The protests planned by Antifa groups and allied activists against the founding of the new AfD youth organization in Gießen are being sold as a defense of democracy. In reality, they expose a movement that has grown intolerant, self-righteous, and strategically clueless—a movement that has begun to mirror the very authoritarian tendencies it claims to resist.
From Democratic Vigilance to Moral Zealotry
Much of the protest rhetoric is built on a simplistic worldview: “We are the good guys. They are the enemy.” This absolutist moral framing leaves no space for democratic pluralism. It replaces debate with denunciation. Instead of confronting the AfD politically, protesters seek to erase it physically from public space.
That is not democratic conviction. That is ideological arrogance.
Blockades: The Hypocrisy of ‘Defending Democracy’ by Undermining It
Many groups openly plan blockades to shut down the AfD youth event. This is not symbolic dissent; it is a deliberate attempt to deprive others of a constitutionally guaranteed right.
You cannot claim to “protect democracy” while actively sabotaging the democratic rights of others.
This contradiction sits at the heart of the movement—and it destroys its credibility.
Tolerance for Radical Escalation
The protest organizers know that radical, confrontation-seeking groups will show up. They know there will be clashes. They know that property damage, intimidation, and masked blocs are recurring features of similar demonstrations.
Yet they proceed anyway.
This is irresponsibility masquerading as activism. And it predictably produces outcomes that:
- frighten ordinary citizens,
- overwhelm local authorities, and
- hand the AfD a perfect narrative of victimhood.
Counterproductive Symbolism: Fuel for the AfD
The protests are not just ineffective—they’re counterproductive.
Instead of weakening the AfD, they supply it with the one resource it craves: attention framed as persecution.
Antifa groups think they are stopping the AfD.
In practice, they are marketing it.
Every blockade, every masked march, every clash with police becomes part of the AfD’s storyline:
“We are silenced by extremists. We are the reasonable ones under attack.”
And the tragic part?
For many observers, that narrative begins to sound believable.
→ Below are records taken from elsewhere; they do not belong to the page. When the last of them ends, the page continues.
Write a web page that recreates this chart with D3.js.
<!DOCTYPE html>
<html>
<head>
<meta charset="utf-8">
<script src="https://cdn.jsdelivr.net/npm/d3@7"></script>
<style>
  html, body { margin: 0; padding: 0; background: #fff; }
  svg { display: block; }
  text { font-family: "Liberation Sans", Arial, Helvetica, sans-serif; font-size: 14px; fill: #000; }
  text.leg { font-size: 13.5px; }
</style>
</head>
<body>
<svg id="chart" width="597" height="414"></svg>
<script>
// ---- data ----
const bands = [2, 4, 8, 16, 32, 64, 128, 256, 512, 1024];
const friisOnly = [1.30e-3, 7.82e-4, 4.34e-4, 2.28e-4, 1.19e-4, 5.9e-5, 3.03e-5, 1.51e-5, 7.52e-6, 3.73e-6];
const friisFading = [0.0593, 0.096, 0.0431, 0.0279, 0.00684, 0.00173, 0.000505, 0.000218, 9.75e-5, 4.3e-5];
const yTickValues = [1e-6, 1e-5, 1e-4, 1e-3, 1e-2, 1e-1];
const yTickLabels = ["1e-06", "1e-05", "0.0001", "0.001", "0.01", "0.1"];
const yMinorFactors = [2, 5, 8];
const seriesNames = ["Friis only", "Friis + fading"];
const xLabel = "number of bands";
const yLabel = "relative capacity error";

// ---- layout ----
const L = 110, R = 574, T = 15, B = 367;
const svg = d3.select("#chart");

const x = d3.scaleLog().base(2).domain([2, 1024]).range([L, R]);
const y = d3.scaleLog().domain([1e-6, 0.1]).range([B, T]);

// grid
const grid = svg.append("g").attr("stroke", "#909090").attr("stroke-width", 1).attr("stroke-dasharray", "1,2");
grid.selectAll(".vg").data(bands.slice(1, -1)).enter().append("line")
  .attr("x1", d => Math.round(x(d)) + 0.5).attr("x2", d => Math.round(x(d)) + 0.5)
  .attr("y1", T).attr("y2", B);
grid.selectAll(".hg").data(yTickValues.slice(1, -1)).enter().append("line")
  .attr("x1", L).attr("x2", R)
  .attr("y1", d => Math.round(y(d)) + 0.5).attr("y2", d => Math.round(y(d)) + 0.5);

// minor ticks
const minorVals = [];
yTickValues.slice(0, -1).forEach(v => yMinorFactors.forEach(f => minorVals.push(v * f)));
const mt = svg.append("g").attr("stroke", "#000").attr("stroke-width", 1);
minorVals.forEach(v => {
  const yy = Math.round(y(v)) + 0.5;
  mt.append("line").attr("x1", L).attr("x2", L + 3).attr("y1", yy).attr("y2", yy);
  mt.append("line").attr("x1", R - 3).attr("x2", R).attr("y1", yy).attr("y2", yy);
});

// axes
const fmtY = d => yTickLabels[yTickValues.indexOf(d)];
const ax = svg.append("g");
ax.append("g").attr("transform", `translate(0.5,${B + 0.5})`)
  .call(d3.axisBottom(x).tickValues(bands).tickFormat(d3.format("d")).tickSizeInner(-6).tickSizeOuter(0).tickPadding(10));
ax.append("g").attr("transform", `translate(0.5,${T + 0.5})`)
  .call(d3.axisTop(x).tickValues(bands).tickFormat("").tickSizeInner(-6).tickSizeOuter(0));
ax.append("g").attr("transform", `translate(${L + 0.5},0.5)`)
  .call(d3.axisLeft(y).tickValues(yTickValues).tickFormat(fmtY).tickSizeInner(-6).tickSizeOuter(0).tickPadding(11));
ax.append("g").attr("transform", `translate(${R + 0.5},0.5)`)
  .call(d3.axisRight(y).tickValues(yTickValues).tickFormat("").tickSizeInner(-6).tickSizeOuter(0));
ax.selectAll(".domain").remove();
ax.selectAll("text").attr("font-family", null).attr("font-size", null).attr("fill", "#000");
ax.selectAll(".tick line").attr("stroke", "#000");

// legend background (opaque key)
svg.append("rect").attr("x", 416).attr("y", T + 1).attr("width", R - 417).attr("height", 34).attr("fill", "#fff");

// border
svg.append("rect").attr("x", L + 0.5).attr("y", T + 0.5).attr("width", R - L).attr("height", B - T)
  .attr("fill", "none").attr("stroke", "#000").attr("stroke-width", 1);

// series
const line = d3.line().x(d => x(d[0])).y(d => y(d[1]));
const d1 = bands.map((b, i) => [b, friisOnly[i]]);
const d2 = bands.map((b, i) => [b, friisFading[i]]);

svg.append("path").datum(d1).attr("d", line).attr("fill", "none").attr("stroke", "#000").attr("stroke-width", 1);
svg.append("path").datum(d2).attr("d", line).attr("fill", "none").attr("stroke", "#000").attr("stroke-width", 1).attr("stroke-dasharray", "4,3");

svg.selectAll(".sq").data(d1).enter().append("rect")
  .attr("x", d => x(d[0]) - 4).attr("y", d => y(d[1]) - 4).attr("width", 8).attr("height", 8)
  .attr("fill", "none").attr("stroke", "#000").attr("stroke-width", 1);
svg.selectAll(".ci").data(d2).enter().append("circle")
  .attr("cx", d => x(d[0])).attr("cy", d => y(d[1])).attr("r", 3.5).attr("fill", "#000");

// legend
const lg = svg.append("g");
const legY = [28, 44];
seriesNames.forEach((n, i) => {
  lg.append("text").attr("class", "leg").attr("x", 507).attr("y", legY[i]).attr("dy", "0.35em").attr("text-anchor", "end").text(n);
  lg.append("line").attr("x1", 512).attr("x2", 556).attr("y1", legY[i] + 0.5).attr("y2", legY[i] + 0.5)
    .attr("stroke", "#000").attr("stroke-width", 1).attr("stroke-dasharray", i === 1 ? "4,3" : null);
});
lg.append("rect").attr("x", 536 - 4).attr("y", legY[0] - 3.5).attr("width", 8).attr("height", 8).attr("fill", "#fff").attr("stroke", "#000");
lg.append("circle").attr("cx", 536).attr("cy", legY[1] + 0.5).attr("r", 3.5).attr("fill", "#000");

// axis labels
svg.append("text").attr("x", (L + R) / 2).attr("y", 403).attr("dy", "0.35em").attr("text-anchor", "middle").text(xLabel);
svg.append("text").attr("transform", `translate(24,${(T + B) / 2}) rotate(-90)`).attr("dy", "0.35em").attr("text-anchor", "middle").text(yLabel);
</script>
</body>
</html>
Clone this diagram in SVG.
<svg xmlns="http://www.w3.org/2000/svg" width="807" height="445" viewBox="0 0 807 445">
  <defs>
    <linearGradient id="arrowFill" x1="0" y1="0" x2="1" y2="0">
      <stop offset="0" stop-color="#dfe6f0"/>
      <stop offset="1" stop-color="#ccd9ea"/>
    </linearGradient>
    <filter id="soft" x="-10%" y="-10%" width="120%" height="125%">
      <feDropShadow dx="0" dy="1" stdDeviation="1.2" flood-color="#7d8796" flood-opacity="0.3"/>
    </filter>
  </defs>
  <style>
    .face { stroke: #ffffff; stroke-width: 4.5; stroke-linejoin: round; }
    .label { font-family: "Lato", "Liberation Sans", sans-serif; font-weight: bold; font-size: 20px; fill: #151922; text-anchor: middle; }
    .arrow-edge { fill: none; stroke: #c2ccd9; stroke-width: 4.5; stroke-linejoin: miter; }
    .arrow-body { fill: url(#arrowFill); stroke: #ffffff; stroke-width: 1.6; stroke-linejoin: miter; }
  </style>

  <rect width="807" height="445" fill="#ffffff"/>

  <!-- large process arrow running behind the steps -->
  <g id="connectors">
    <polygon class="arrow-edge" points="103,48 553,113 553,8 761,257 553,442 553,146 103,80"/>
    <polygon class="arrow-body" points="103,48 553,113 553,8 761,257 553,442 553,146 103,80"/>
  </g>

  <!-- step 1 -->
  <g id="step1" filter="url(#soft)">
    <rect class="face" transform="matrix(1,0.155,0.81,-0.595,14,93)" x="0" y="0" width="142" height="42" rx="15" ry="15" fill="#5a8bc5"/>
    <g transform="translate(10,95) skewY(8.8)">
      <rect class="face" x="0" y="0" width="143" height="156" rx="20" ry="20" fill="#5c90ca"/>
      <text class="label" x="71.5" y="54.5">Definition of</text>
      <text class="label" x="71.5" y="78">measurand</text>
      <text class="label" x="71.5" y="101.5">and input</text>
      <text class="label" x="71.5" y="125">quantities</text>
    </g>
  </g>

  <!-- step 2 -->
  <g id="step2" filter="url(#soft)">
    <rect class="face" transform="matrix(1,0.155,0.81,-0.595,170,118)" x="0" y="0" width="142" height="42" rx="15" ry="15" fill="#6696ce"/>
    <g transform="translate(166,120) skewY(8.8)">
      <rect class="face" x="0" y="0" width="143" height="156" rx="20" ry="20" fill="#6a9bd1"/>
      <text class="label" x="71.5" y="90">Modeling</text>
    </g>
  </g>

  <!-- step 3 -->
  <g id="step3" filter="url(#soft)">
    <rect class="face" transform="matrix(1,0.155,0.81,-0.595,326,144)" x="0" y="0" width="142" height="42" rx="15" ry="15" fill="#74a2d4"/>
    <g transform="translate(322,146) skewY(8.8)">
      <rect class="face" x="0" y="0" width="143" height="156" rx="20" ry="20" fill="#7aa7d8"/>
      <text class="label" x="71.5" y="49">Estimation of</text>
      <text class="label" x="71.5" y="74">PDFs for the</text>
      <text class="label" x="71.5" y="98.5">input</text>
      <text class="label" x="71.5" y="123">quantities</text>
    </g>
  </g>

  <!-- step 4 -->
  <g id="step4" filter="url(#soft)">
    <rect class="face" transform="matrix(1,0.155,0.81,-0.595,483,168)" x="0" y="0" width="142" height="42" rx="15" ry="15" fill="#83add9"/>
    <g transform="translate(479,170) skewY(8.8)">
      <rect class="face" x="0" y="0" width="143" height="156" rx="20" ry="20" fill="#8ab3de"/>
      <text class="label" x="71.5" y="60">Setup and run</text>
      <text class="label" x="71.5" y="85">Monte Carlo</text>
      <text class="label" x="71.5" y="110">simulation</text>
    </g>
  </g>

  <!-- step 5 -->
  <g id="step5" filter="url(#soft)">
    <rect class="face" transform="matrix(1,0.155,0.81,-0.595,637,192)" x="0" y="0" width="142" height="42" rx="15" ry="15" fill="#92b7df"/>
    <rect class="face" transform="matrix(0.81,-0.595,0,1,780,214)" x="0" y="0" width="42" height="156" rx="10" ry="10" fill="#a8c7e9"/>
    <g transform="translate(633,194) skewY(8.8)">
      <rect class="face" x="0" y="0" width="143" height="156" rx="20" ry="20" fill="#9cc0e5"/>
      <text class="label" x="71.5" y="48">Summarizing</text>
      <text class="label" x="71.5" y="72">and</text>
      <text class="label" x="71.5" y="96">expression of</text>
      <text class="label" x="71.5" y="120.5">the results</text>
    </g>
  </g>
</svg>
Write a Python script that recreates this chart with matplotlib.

Democracy as a One-Way Street
The protest scene’s internal logic has grown disturbingly undemocratic. It acknowledges rights only for itself. It embraces “pluralism” only when convenient. It demands tolerance while refusing it to others.
This is not a defense of the democratic order.
It is an attempt to monopolize it.
A democracy in which only one ideology is allowed public expression is not a democracy at all—it is an echo chamber enforced by intimidation.
Conclusion: A Protest Movement That Has Lost Its Compass
The protests in Gießen illustrate a deeper problem in the activist left:
A shift away from persuasion toward coercion.
Away from political engagement toward moral absolutism.
Away from democratic culture toward authoritarian activism.
The result is a protest movement that:
- alienates moderates,
- strengthens the AfD,
- disrespects democratic norms, and
- contributes more to polarization than to progress.
If this is what “defending democracy” now looks like, then democracy deserves far better defenders.